Dataset content:
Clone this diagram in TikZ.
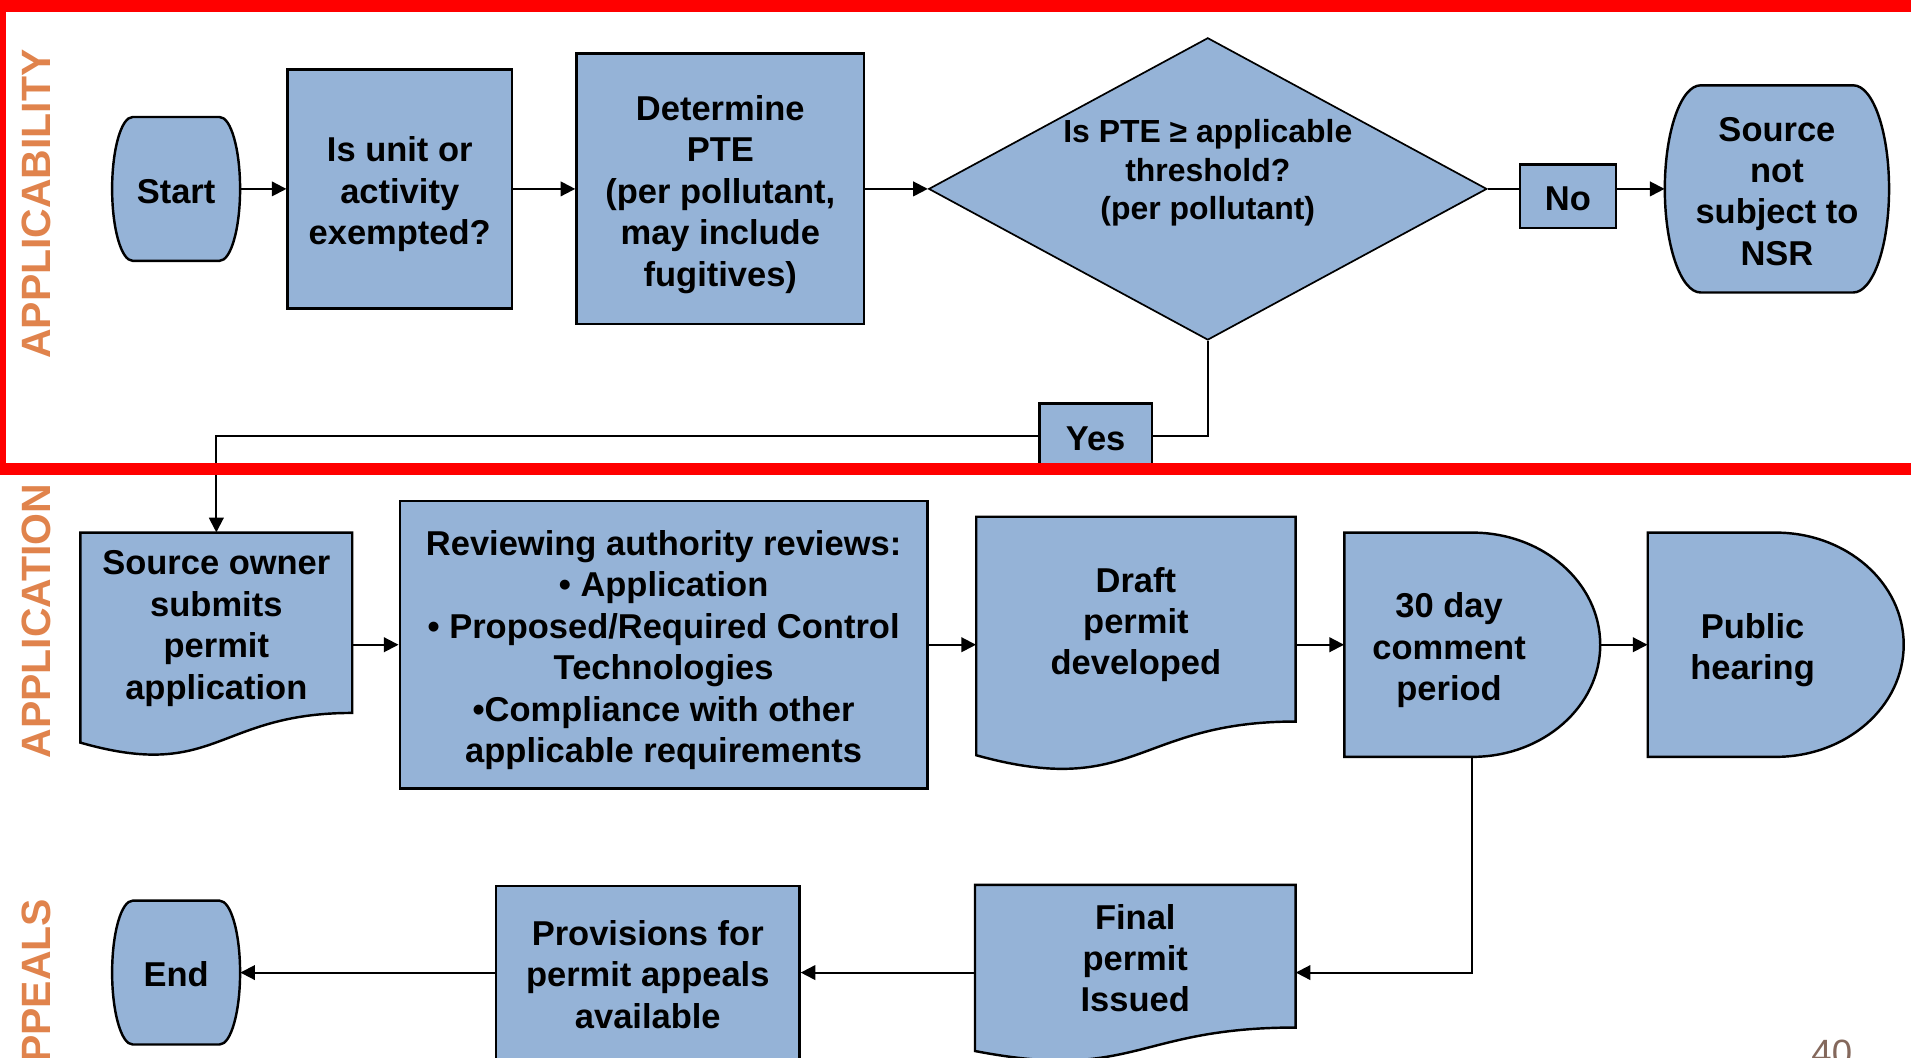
\documentclass[tikz,border=0pt]{standalone}
\usepackage{fontspec}
\setmainfont{Liberation Sans}
\usetikzlibrary{positioning, arrows.meta, shapes.geometric, calc}

\definecolor{boxblue}{RGB}{149,179,215}
\definecolor{lanecol}{RGB}{224,131,76}
\definecolor{pagenum}{RGB}{132,104,92}

% struts that fix the first line's top and the last line's bottom
\newcommand\txttop{\rule{0pt}{30.5pt}}
\newcommand\txtbot{\rule[-7pt]{0pt}{7pt}}

\begin{document}
\begin{tikzpicture}[
                x=1pt, y=-1pt,
                >={Triangle[length=12pt, width=12pt]},
                flow/.style={line width=1.6pt},
                shapefill/.style={draw=black, fill=boxblue, line width=2pt},
                txt/.style={font=\bfseries\fontsize{28.3}{34}\selectfont, align=center, inner sep=0pt},
                process/.style={txt, shapefill, rectangle},
                decision/.style={diamond, draw=black, fill=boxblue, line width=1.4pt, inner sep=0pt, aspect=1.85,
                                 font=\bfseries\fontsize{26.2}{31.5}\selectfont, align=center},
                lane/.style={rotate=90, text=lanecol, font=\bfseries\fontsize{33.6}{40}\selectfont, inner sep=0pt},
            ]
                \useasboundingbox (0,0) rectangle (1568,868);
                \clip (0,0) rectangle (1568,868);

                % Draw the start / end terminators
                \foreach \name/\xa/\ya/\xb/\yb/\words in {start/92/96/197/214/Start, stop/92/739/197/857/End,
                                                          nsr/1366/70/1550/240/{Source\\not\\subject to\\NSR}} {
                    \pgfmathsetmacro\rx{0.16*(\xb-\xa)}
                    \pgfmathsetmacro\ym{(\ya+\yb)/2}
                    \pgfmathsetmacro\kx{0.5523*\rx}
                    \pgfmathsetmacro\ky{0.5523*(\yb-\ya)/2}
                    \filldraw[shapefill] ({\xa+\rx},\ya) -- ({\xb-\rx},\ya)
                        .. controls ({\xb-\rx+\kx},\ya) and (\xb,{\ym-\ky}) .. (\xb,\ym)
                        .. controls (\xb,{\ym+\ky}) and ({\xb-\rx+\kx},\yb) .. ({\xb-\rx},\yb)
                        -- ({\xa+\rx},\yb)
                        .. controls ({\xa+\rx-\kx},\yb) and (\xa,{\ym+\ky}) .. (\xa,\ym)
                        .. controls (\xa,{\ym-\ky}) and ({\xa+\rx-\kx},\ya) .. ({\xa+\rx},\ya) -- cycle;
                    \node[txt, minimum width={\xb-\xa}, minimum height={\yb-\ya}] (\name) at ({(\xa+\xb)/2},\ym) {\txttop\words\txtbot};
                }

                % Draw the plain process boxes
                \foreach \name/\cx/\cy/\w/\h/\words in {
                        exempt/328/155/184/196/{Is unit or\\activity\\exempted?},
                        pte/591/155/236/222/{Determine\\PTE\\(per pollutant,\\may include\\fugitives)},
                        no/1286.5/161/79/52/No,
                        yes/899/358/92/54/Yes,
                        review/544.5/529/433/236/{Reviewing authority reviews:\\• Application\\• Proposed/Required Control\\Technologies\\•Compliance with other\\applicable requirements},
                        prov/531.5/798/249/142/{Provisions for\\permit appeals\\available}}
                    \node[process, minimum width=\w, minimum height=\h] (\name) at (\cx,\cy) {\txttop\words\txtbot};

                % Draw the document shapes (wavy bottom)
                \foreach \name/\xa/\ya/\xb/\hh/\words in {
                        owner/66/437/289/184.5/{Source owner\\submits\\permit\\application},
                        draft/801/424/1063/209.5/{Draft\\permit\\developed},
                        final/800/726/1063/146/{Final\\permit\\Issued}} {
                    \filldraw[shapefill] (\xa,\ya) -- (\xb,\ya) -- (\xb,{\ya+0.802*\hh})
                        .. controls ({(\xa+\xb)/2},{\ya+0.802*\hh}) and ({(\xa+\xb)/2},{\ya+1.1075*\hh}) .. (\xa,{\ya+0.934*\hh})
                        -- cycle;
                    \node[txt, minimum width={\xb-\xa}, minimum height={0.802*\hh}] (\name) at ({(\xa+\xb)/2},{\ya+0.401*\hh}) {\txttop\words\txtbot};
                }

                % Draw the delay shapes
                \foreach \name/\xa/\ya/\xb/\yb/\words in {
                        comment/1103/437/1313/621/{30 day\\comment\\period},
                        hearing/1352/437/1562/621/{Public\\hearing}} {
                    \pgfmathsetmacro\xm{(\xa+\xb)/2}
                    \pgfmathsetmacro\ym{(\ya+\yb)/2}
                    \pgfmathsetmacro\kx{0.5523*(\xb-\xa)/2}
                    \pgfmathsetmacro\ky{0.5523*(\yb-\ya)/2}
                    \filldraw[shapefill] (\xa,\ya) -- (\xm,\ya)
                        .. controls ({\xm+\kx},\ya) and (\xb,{\ym-\ky}) .. (\xb,\ym)
                        .. controls (\xb,{\ym+\ky}) and ({\xm+\kx},\yb) .. (\xm,\yb)
                        -- (\xa,\yb) -- cycle;
                    \node[inner sep=0pt, minimum width={\xb-\xa}, minimum height={\yb-\ya},
                          label={[txt, xshift=-19pt]center:{\txttop\words\txtbot}}] (\name) at (\xm,\ym) {};
                }

                % Decision
                \node[decision, minimum width=458pt, minimum height=248pt] (pteq) at (991,155)
                    {Is PTE ≥ applicable\\threshold?\\(per pollutant)\\\mbox{}};

                % Swimlane titles and slide number
                \node[lane] (lapply) at (29.5,167.5) {APPLICABILITY};
                \node[lane] (lapplic) at (29.5,509.5) {APPLICATION};
                \node[lane] (lappeal) at (29.5,817) {APPEALS};
                \node[font=\fontsize{30}{36}\selectfont, text=pagenum, anchor=base, inner sep=0pt] (pnum) at (1503,874.5) {40};

                % Connect the steps
                \draw[flow, ->] (start) -- (exempt);
                \draw[flow, ->] (exempt) -- (pte);
                \draw[flow, ->] (pte) -- (pteq);
                \draw[flow] (pteq.east) -- (pteq.east -| no.west);
                \draw[flow, ->] (no.east |- nsr.west) -- (nsr.west);
                \draw[flow] (pteq.south) |- (yes.east);
                \draw[flow, ->] (yes.west) -| (owner.north);

                \draw[flow, ->] (owner.east |- review.west) -- (review.west);
                \draw[flow, ->] (review.east) -- (review.east -| draft.west);
                \draw[flow, ->] (draft.east |- comment.west) -- (comment.west);
                \draw[flow, ->] (comment) -- (hearing);

                \draw[flow, ->] (comment.south) |- (final.east |- prov.east);
                \draw[flow, ->] (final.west |- prov.east) -- (prov.east);
                \draw[flow, ->] (prov) -- (stop);

                % Frame round the applicability lane
                \draw[red, line width=10pt] (0,4.5) rectangle (1590,385);
            \end{tikzpicture}
\end{document}
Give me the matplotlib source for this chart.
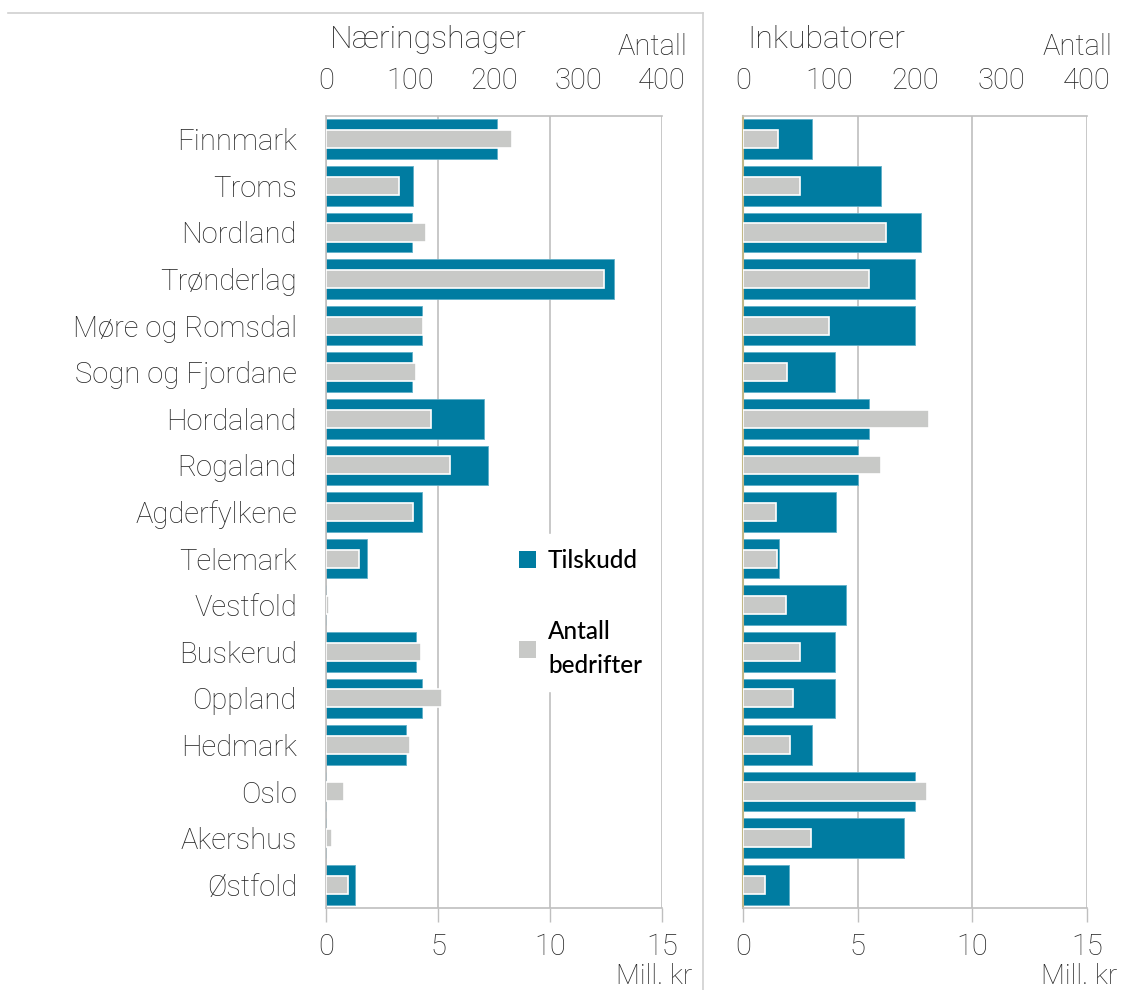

Set problem: Print out the whole of the material word for word, without pictures.

Solution:
Clone this diagram in TikZ.
\documentclass[tikz,border=0pt]{standalone}
\usepackage{fontspec}
\setmainfont{Liberation Sans}
\usetikzlibrary{positioning, arrows.meta, shapes.geometric, calc}

\definecolor{boxblue}{RGB}{149,179,215}
\definecolor{lanecol}{RGB}{224,131,76}
\definecolor{pagenum}{RGB}{132,104,92}

% struts that fix the first line's top and the last line's bottom
\newcommand\txttop{\rule{0pt}{30.5pt}}
\newcommand\txtbot{\rule[-7pt]{0pt}{7pt}}

\begin{document}
\begin{tikzpicture}[
                x=1pt, y=-1pt,
                >={Triangle[length=12pt, width=12pt]},
                flow/.style={line width=1.6pt},
                shapefill/.style={draw=black, fill=boxblue, line width=2pt},
                txt/.style={font=\bfseries\fontsize{28.3}{34}\selectfont, align=center, inner sep=0pt},
                process/.style={txt, shapefill, rectangle},
                decision/.style={diamond, draw=black, fill=boxblue, line width=1.4pt, inner sep=0pt, aspect=1.85,
                                 font=\bfseries\fontsize{26.2}{31.5}\selectfont, align=center},
                lane/.style={rotate=90, text=lanecol, font=\bfseries\fontsize{33.6}{40}\selectfont, inner sep=0pt},
            ]
                \useasboundingbox (0,0) rectangle (1568,868);
                \clip (0,0) rectangle (1568,868);

                % Draw the start / end terminators
                \foreach \name/\xa/\ya/\xb/\yb/\words in {start/92/96/197/214/Start, stop/92/739/197/857/End,
                                                          nsr/1366/70/1550/240/{Source\\not\\subject to\\NSR}} {
                    \pgfmathsetmacro\rx{0.16*(\xb-\xa)}
                    \pgfmathsetmacro\ym{(\ya+\yb)/2}
                    \pgfmathsetmacro\kx{0.5523*\rx}
                    \pgfmathsetmacro\ky{0.5523*(\yb-\ya)/2}
                    \filldraw[shapefill] ({\xa+\rx},\ya) -- ({\xb-\rx},\ya)
                        .. controls ({\xb-\rx+\kx},\ya) and (\xb,{\ym-\ky}) .. (\xb,\ym)
                        .. controls (\xb,{\ym+\ky}) and ({\xb-\rx+\kx},\yb) .. ({\xb-\rx},\yb)
                        -- ({\xa+\rx},\yb)
                        .. controls ({\xa+\rx-\kx},\yb) and (\xa,{\ym+\ky}) .. (\xa,\ym)
                        .. controls (\xa,{\ym-\ky}) and ({\xa+\rx-\kx},\ya) .. ({\xa+\rx},\ya) -- cycle;
                    \node[txt, minimum width={\xb-\xa}, minimum height={\yb-\ya}] (\name) at ({(\xa+\xb)/2},\ym) {\txttop\words\txtbot};
                }

                % Draw the plain process boxes
                \foreach \name/\cx/\cy/\w/\h/\words in {
                        exempt/328/155/184/196/{Is unit or\\activity\\exempted?},
                        pte/591/155/236/222/{Determine\\PTE\\(per pollutant,\\may include\\fugitives)},
                        no/1286.5/161/79/52/No,
                        yes/899/358/92/54/Yes,
                        review/544.5/529/433/236/{Reviewing authority reviews:\\• Application\\• Proposed/Required Control\\Technologies\\•Compliance with other\\applicable requirements},
                        prov/531.5/798/249/142/{Provisions for\\permit appeals\\available}}
                    \node[process, minimum width=\w, minimum height=\h] (\name) at (\cx,\cy) {\txttop\words\txtbot};

                % Draw the document shapes (wavy bottom)
                \foreach \name/\xa/\ya/\xb/\hh/\words in {
                        owner/66/437/289/184.5/{Source owner\\submits\\permit\\application},
                        draft/801/424/1063/209.5/{Draft\\permit\\developed},
                        final/800/726/1063/146/{Final\\permit\\Issued}} {
                    \filldraw[shapefill] (\xa,\ya) -- (\xb,\ya) -- (\xb,{\ya+0.802*\hh})
                        .. controls ({(\xa+\xb)/2},{\ya+0.802*\hh}) and ({(\xa+\xb)/2},{\ya+1.1075*\hh}) .. (\xa,{\ya+0.934*\hh})
                        -- cycle;
                    \node[txt, minimum width={\xb-\xa}, minimum height={0.802*\hh}] (\name) at ({(\xa+\xb)/2},{\ya+0.401*\hh}) {\txttop\words\txtbot};
                }

                % Draw the delay shapes
                \foreach \name/\xa/\ya/\xb/\yb/\words in {
                        comment/1103/437/1313/621/{30 day\\comment\\period},
                        hearing/1352/437/1562/621/{Public\\hearing}} {
                    \pgfmathsetmacro\xm{(\xa+\xb)/2}
                    \pgfmathsetmacro\ym{(\ya+\yb)/2}
                    \pgfmathsetmacro\kx{0.5523*(\xb-\xa)/2}
                    \pgfmathsetmacro\ky{0.5523*(\yb-\ya)/2}
                    \filldraw[shapefill] (\xa,\ya) -- (\xm,\ya)
                        .. controls ({\xm+\kx},\ya) and (\xb,{\ym-\ky}) .. (\xb,\ym)
                        .. controls (\xb,{\ym+\ky}) and ({\xm+\kx},\yb) .. (\xm,\yb)
                        -- (\xa,\yb) -- cycle;
                    \node[inner sep=0pt, minimum width={\xb-\xa}, minimum height={\yb-\ya},
                          label={[txt, xshift=-19pt]center:{\txttop\words\txtbot}}] (\name) at (\xm,\ym) {};
                }

                % Decision
                \node[decision, minimum width=458pt, minimum height=248pt] (pteq) at (991,155)
                    {Is PTE ≥ applicable\\threshold?\\(per pollutant)\\\mbox{}};

                % Swimlane titles and slide number
                \node[lane] (lapply) at (29.5,167.5) {APPLICABILITY};
                \node[lane] (lapplic) at (29.5,509.5) {APPLICATION};
                \node[lane] (lappeal) at (29.5,817) {APPEALS};
                \node[font=\fontsize{30}{36}\selectfont, text=pagenum, anchor=base, inner sep=0pt] (pnum) at (1503,874.5) {40};

                % Connect the steps
                \draw[flow, ->] (start) -- (exempt);
                \draw[flow, ->] (exempt) -- (pte);
                \draw[flow, ->] (pte) -- (pteq);
                \draw[flow] (pteq.east) -- (pteq.east -| no.west);
                \draw[flow, ->] (no.east |- nsr.west) -- (nsr.west);
                \draw[flow] (pteq.south) |- (yes.east);
                \draw[flow, ->] (yes.west) -| (owner.north);

                \draw[flow, ->] (owner.east |- review.west) -- (review.west);
                \draw[flow, ->] (review.east) -- (review.east -| draft.west);
                \draw[flow, ->] (draft.east |- comment.west) -- (comment.west);
                \draw[flow, ->] (comment) -- (hearing);

                \draw[flow, ->] (comment.south) |- (final.east |- prov.east);
                \draw[flow, ->] (final.west |- prov.east) -- (prov.east);
                \draw[flow, ->] (prov) -- (stop);

                % Frame round the applicability lane
                \draw[red, line width=10pt] (0,4.5) rectangle (1590,385);
            \end{tikzpicture}
\end{document}
Give me the matplotlib source for this chart.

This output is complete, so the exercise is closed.